What is a uint4?

Hi,

I’m somewhat confused by the uint4/float4 data type. I was told previously to use uint4’s for extra speed when coding OpenCL kernels for my HD4870 GPU, but there seems to be a little ambiguity in terms of what a uint4 is. A quick Google search tells me it’s simply a 4-byte unsigned integer, but deeper research reveals in the context of OpenCL it’s actually a vector type, consisting of 4 integers woven into one variable. How does this work? Is it like a typedef struct where you can access each element of the object? How big are the four integers? Can anyone show me or link me to some example code showing how to set and retrieve these (including the four integer elements) and also show me how to define the uint4 data type correctly in non-OpenCL C code (so I can declare uint4’s in my calling application and pass them into the OpenCL kernel).

Thanks

OpenCL has vector types for everything except booleans.
E.g.,:
float, float2, float4, float8, float16, uchar2, uchar16, etc.

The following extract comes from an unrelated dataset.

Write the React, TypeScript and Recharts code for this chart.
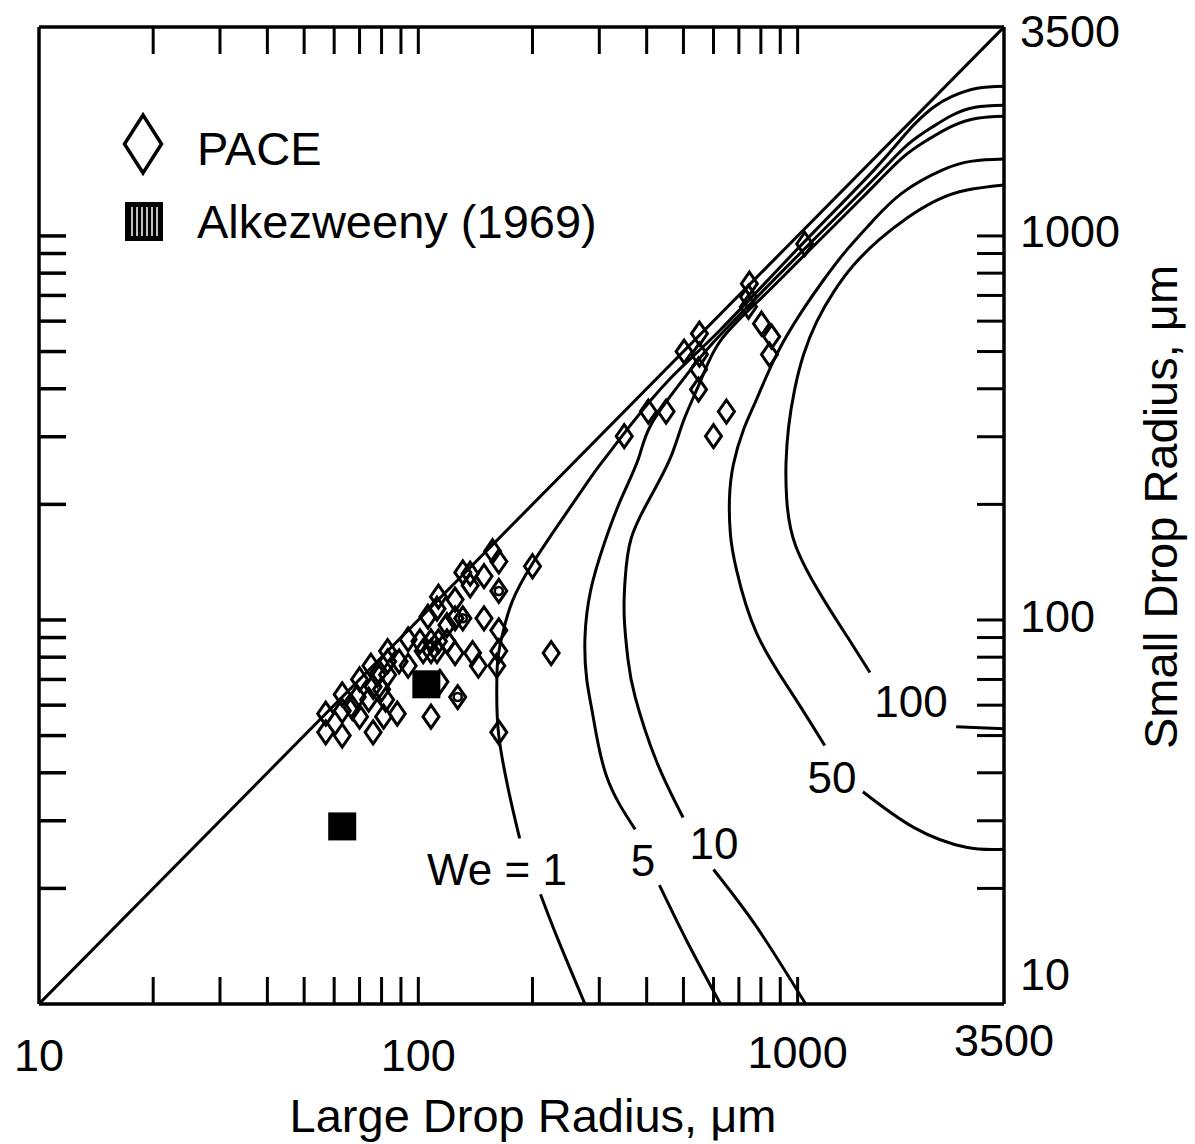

These are vector types that are designed to map well to the underlying hardware. On an SSE CPU, for example, a float4 might map to SSE instructions and therefore run faster. Since AMD cards are 4-way vector devices, you want to use 4-way vectors to get the best performance. If you just use floats, the compiler will only use 1 of the 4 ALUs at a time.

You can read how to access vector types in the OpenCL spec, but the basics are:

float4 vec;
vec.x = 0;
vec.y = 0;
vec.z = 0;
vec.w = 0;

or

vec.s0 = 0;
vec.s1 = 0;
vec.s2 = 0;
vec.s3 = 0;

And you can do:

float4 vecA, vecB;
vecA = vecB.xxyy

I’m not sure how to get them to work transparently in C, but you can always do the following:

float* data = (cl_float*)malloc(sizeof(cl_float)4length);

then to access X:
data[4i+0] = …
Y:
data[4
i+1] = …

etc.

Okay thanks so those are 4-byte ints?

ints are defined to be 32bits in OpenCL. All the type sizes are specified in the spec to be uniform across all platforms.

I should clarify my previous statement: on all platforms, char is 8bit, short is 16bit, int is 32bit, float is 32bit, and long is 64bit. This holds regardless of whether the platform is 32bit or 64bit. (E.g., on a 32bit CPU and a 64bit CPU an int will always be 32bits.)

Okay, so do you get a speed benefit from simply switching data types or do you have to use them in a certain way?

For example, supposing I have some code which declares four integers, then loops through them doing stuff, eg:

int a=1,b=2,c=3,d=4;

for (i=0;i<1000;i++) {
a += i;
for (j=0; j<1000;j++) {
b+= j;
for (k=0; k<1000; k++) {
c+= k;
for (l=0;l>1000;l++) {
d+= l;
}
}
}
}

Obviously this is a really crude example (its really early in the morning here), but assuming that instead of just += there was something a bit more involved going on within the loops, would I see a benefit from changing the four ints to a uint4 or would I need to actually use special OpenCL math functions specifically designed to operate on uint4’s?

If you are doing the same operation on all four elements, then you will (on vector architectures) get 4x the performance. E.g.,

int4 a, b;
a +=b;

is equivalent to:

a.x += b.x;
a.y += b.y;
a.z += b.z;
a.w += b.w;

So if your architecture supports it, you’ll do one instruction instead of 4. There’s nothing magical here. This is just the standard SIMD/short-vector performance benefit.

And what if I’m doing a different operation on all four vector elements? No performance benefit?

Depends on what the hardware and compiler support. Some SIMD implementations (e.g., Larabee) can do lots of fancy stuff via masks if the compiler can figure it out. I don’t know what AMD does or doesn’t support, unfortunately.